▸ What is required: Transcribe all of the material exactly, except for its pictures.

▸ Supplied information:

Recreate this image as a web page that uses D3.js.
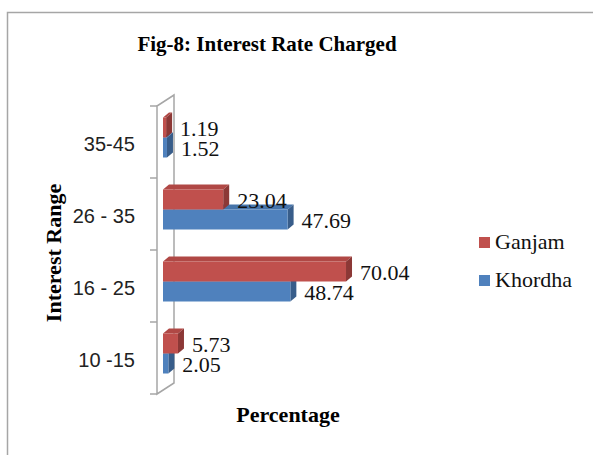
<!DOCTYPE html>
<html>
<head>
<meta charset="utf-8">
<script src="https://cdn.jsdelivr.net/npm/d3@7"></script>
<style>
  body { margin: 0; background: #fff; }
  svg { display: block; }
</style>
</head>
<body>
<svg width="593" height="455"></svg>
<script>
var svg = d3.select('svg');

var categories = ["35-45", "26 - 35", "16 - 25", "10 -15"];
var series = ["Ganjam", "Khordha"];
var ganjam = [1.19, 23.04, 70.04, 5.73];
var khordha = [1.52, 47.69, 48.74, 2.05];
var colors = {"Ganjam": ["#C0504D", "#B04845", "#8C3836"], "Khordha": ["#4F81BD", "#4674AA", "#385D8A"]};

// depth of the 3d bars
var dx = 6, dy = -5;

var x = d3.scaleLinear().domain([0, 80]).range([163, 163 + 80 * 2.613]);
var y = d3.scaleBand().domain(categories).range([106, 394]);
var ySub = d3.scaleBand().domain(series).range([11.5, 51.5]);

// rows: one per bar, blue before red so red covers its top
var rows = [];
for (var i = 0; i < categories.length; i++) {
    rows.push({cat: categories[i], s: "Khordha", v: khordha[i]});
    rows.push({cat: categories[i], s: "Ganjam", v: ganjam[i]});
}

// outer frame
svg.append('rect')
    .attr('x', 7.5).attr('y', 12.5)
    .attr('width', 620).attr('height', 470)
    .attr('fill', 'none')
    .attr('stroke', '#A6A6A6')
    .attr('stroke-width', 1.5);

svg.append('text')
    .attr('x', 267).attr('y', 51)
    .attr('text-anchor', 'middle')
    .attr('font-family', 'Liberation Serif')
    .attr('font-weight', 'bold')
    .attr('font-size', 21)
    .text('Fig-8: Interest Rate Charged');

// the wall
var wx = 157, wdx = 17, wdy = -11;
var top0 = y.range()[0], bot0 = y.range()[1];
svg.append('path')
    .attr('d', 'M' + wx + ',' + bot0 + 'V' + top0 + 'L' + (wx + wdx) + ',' + (top0 + wdy) +
        'V' + (bot0 + wdy) + 'Z')
    .attr('fill', 'none')
    .attr('stroke', '#A6A6A6')
    .attr('stroke-width', 1.5);

// ticks at band edges
var edges = categories.map(function(c) { return y(c); });
edges.push(bot0);
svg.selectAll('.tick')
    .data(edges)
    .enter()
    .append('line')
    .attr('x1', 150).attr('x2', wx)
    .attr('y1', function(d) { return d; })
    .attr('y2', function(d) { return d; })
    .attr('stroke', '#A6A6A6')
    .attr('stroke-width', 1.5);

// category labels
svg.selectAll('.cat')
    .data(categories)
    .enter()
    .append('text')
    .attr('x', 135)
    .attr('y', function(d) { return y(d) + y.bandwidth() / 2 + 8.5; })
    .attr('text-anchor', 'end')
    .attr('font-family', 'Liberation Sans')
    .attr('font-size', 20)
    .attr('fill', '#222')
    .text(function(d) { return d; });

// bars
var bars = svg.selectAll('.bar')
    .data(rows)
    .enter()
    .append('g');

bars.append('path')
    .attr('d', function(d) {
        var x0 = x(0), x1 = x(d.v), t = y(d.cat) + ySub(d.s);
        return 'M' + x0 + ',' + t + 'L' + (x0 + dx) + ',' + (t + dy) + 'L' + (x1 + dx) + ',' + (t + dy) + 'L' + x1 + ',' + t + 'Z';
    })
    .attr('fill', function(d) { return colors[d.s][1]; });

bars.append('path')
    .attr('d', function(d) {
        var x1 = x(d.v), t = y(d.cat) + ySub(d.s), h = ySub.bandwidth();
        return 'M' + x1 + ',' + t + 'L' + (x1 + dx) + ',' + (t + dy) + 'L' + (x1 + dx) + ',' + (t + h + dy) + 'L' + x1 + ',' + (t + h) + 'Z';
    })
    .attr('fill', function(d) { return colors[d.s][2]; });

bars.append('rect')
    .attr('x', x(0))
    .attr('y', function(d) { return y(d.cat) + ySub(d.s); })
    .attr('width', function(d) { return x(d.v) - x(0); })
    .attr('height', ySub.bandwidth())
    .attr('fill', function(d) { return colors[d.s][0]; });

// value labels
svg.selectAll('.val')
    .data(rows)
    .enter()
    .append('text')
    .attr('x', function(d) { return x(d.v) + 14; })
    .attr('y', function(d) { return y(d.cat) + ySub(d.s) + ySub.bandwidth() / 2 + 8; })
    .attr('font-family', 'Liberation Serif')
    .attr('font-size', 22)
    .attr('fill', '#111')
    .text(function(d) { return d.v.toFixed(2); });

// axis titles
svg.append('text')
    .attr('transform', 'translate(61,253) rotate(-90)')
    .attr('text-anchor', 'middle')
    .attr('font-family', 'Liberation Serif')
    .attr('font-weight', 'bold')
    .attr('font-size', 22)
    .text('Interest Range');

svg.append('text')
    .attr('x', 288).attr('y', 422)
    .attr('text-anchor', 'middle')
    .attr('font-family', 'Liberation Serif')
    .attr('font-weight', 'bold')
    .attr('font-size', 22)
    .text('Percentage');

// legend
var legend = svg.selectAll('.legend')
    .data(series)
    .enter()
    .append('g')
    .attr('transform', function(d, i) { return 'translate(479,' + (237 + i * 38) + ')'; });

legend.append('rect')
    .attr('width', 11).attr('height', 11)
    .attr('fill', function(d) { return colors[d][0]; });

legend.append('text')
    .attr('x', 16).attr('y', 12)
    .attr('font-family', 'Liberation Serif')
    .attr('font-size', 22)
    .attr('fill', '#111')
    .text(function(d) { return d; });
</script>
</body>
</html>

▸ Result below:
Recreate this image as a web page that uses D3.js.
<!DOCTYPE html>
<html>
<head>
<meta charset="utf-8">
<script src="https://cdn.jsdelivr.net/npm/d3@7"></script>
<style>
  body { margin: 0; background: #fff; }
  svg { display: block; }
</style>
</head>
<body>
<svg width="593" height="455"></svg>
<script>
var svg = d3.select('svg');

var categories = ["35-45", "26 - 35", "16 - 25", "10 -15"];
var series = ["Ganjam", "Khordha"];
var ganjam = [1.19, 23.04, 70.04, 5.73];
var khordha = [1.52, 47.69, 48.74, 2.05];
var colors = {"Ganjam": ["#C0504D", "#B04845", "#8C3836"], "Khordha": ["#4F81BD", "#4674AA", "#385D8A"]};

// depth of the 3d bars
var dx = 6, dy = -5;

var x = d3.scaleLinear().domain([0, 80]).range([163, 163 + 80 * 2.613]);
var y = d3.scaleBand().domain(categories).range([106, 394]);
var ySub = d3.scaleBand().domain(series).range([11.5, 51.5]);

// rows: one per bar, blue before red so red covers its top
var rows = [];
for (var i = 0; i < categories.length; i++) {
    rows.push({cat: categories[i], s: "Khordha", v: khordha[i]});
    rows.push({cat: categories[i], s: "Ganjam", v: ganjam[i]});
}

// outer frame
svg.append('rect')
    .attr('x', 7.5).attr('y', 12.5)
    .attr('width', 620).attr('height', 470)
    .attr('fill', 'none')
    .attr('stroke', '#A6A6A6')
    .attr('stroke-width', 1.5);

svg.append('text')
    .attr('x', 267).attr('y', 51)
    .attr('text-anchor', 'middle')
    .attr('font-family', 'Liberation Serif')
    .attr('font-weight', 'bold')
    .attr('font-size', 21)
    .text('Fig-8: Interest Rate Charged');

// the wall
var wx = 157, wdx = 17, wdy = -11;
var top0 = y.range()[0], bot0 = y.range()[1];
svg.append('path')
    .attr('d', 'M' + wx + ',' + bot0 + 'V' + top0 + 'L' + (wx + wdx) + ',' + (top0 + wdy) +
        'V' + (bot0 + wdy) + 'Z')
    .attr('fill', 'none')
    .attr('stroke', '#A6A6A6')
    .attr('stroke-width', 1.5);

// ticks at band edges
var edges = categories.map(function(c) { return y(c); });
edges.push(bot0);
svg.selectAll('.tick')
    .data(edges)
    .enter()
    .append('line')
    .attr('x1', 150).attr('x2', wx)
    .attr('y1', function(d) { return d; })
    .attr('y2', function(d) { return d; })
    .attr('stroke', '#A6A6A6')
    .attr('stroke-width', 1.5);

// category labels
svg.selectAll('.cat')
    .data(categories)
    .enter()
    .append('text')
    .attr('x', 135)
    .attr('y', function(d) { return y(d) + y.bandwidth() / 2 + 8.5; })
    .attr('text-anchor', 'end')
    .attr('font-family', 'Liberation Sans')
    .attr('font-size', 20)
    .attr('fill', '#222')
    .text(function(d) { return d; });

// bars
var bars = svg.selectAll('.bar')
    .data(rows)
    .enter()
    .append('g');

bars.append('path')
    .attr('d', function(d) {
        var x0 = x(0), x1 = x(d.v), t = y(d.cat) + ySub(d.s);
        return 'M' + x0 + ',' + t + 'L' + (x0 + dx) + ',' + (t + dy) + 'L' + (x1 + dx) + ',' + (t + dy) + 'L' + x1 + ',' + t + 'Z';
    })
    .attr('fill', function(d) { return colors[d.s][1]; });

bars.append('path')
    .attr('d', function(d) {
        var x1 = x(d.v), t = y(d.cat) + ySub(d.s), h = ySub.bandwidth();
        return 'M' + x1 + ',' + t + 'L' + (x1 + dx) + ',' + (t + dy) + 'L' + (x1 + dx) + ',' + (t + h + dy) + 'L' + x1 + ',' + (t + h) + 'Z';
    })
    .attr('fill', function(d) { return colors[d.s][2]; });

bars.append('rect')
    .attr('x', x(0))
    .attr('y', function(d) { return y(d.cat) + ySub(d.s); })
    .attr('width', function(d) { return x(d.v) - x(0); })
    .attr('height', ySub.bandwidth())
    .attr('fill', function(d) { return colors[d.s][0]; });

// value labels
svg.selectAll('.val')
    .data(rows)
    .enter()
    .append('text')
    .attr('x', function(d) { return x(d.v) + 14; })
    .attr('y', function(d) { return y(d.cat) + ySub(d.s) + ySub.bandwidth() / 2 + 8; })
    .attr('font-family', 'Liberation Serif')
    .attr('font-size', 22)
    .attr('fill', '#111')
    .text(function(d) { return d.v.toFixed(2); });

// axis titles
svg.append('text')
    .attr('transform', 'translate(61,253) rotate(-90)')
    .attr('text-anchor', 'middle')
    .attr('font-family', 'Liberation Serif')
    .attr('font-weight', 'bold')
    .attr('font-size', 22)
    .text('Interest Range');

svg.append('text')
    .attr('x', 288).attr('y', 422)
    .attr('text-anchor', 'middle')
    .attr('font-family', 'Liberation Serif')
    .attr('font-weight', 'bold')
    .attr('font-size', 22)
    .text('Percentage');

// legend
var legend = svg.selectAll('.legend')
    .data(series)
    .enter()
    .append('g')
    .attr('transform', function(d, i) { return 'translate(479,' + (237 + i * 38) + ')'; });

legend.append('rect')
    .attr('width', 11).attr('height', 11)
    .attr('fill', function(d) { return colors[d][0]; });

legend.append('text')
    .attr('x', 16).attr('y', 12)
    .attr('font-family', 'Liberation Serif')
    .attr('font-size', 22)
    .attr('fill', '#111')
    .text(function(d) { return d; });
</script>
</body>
</html>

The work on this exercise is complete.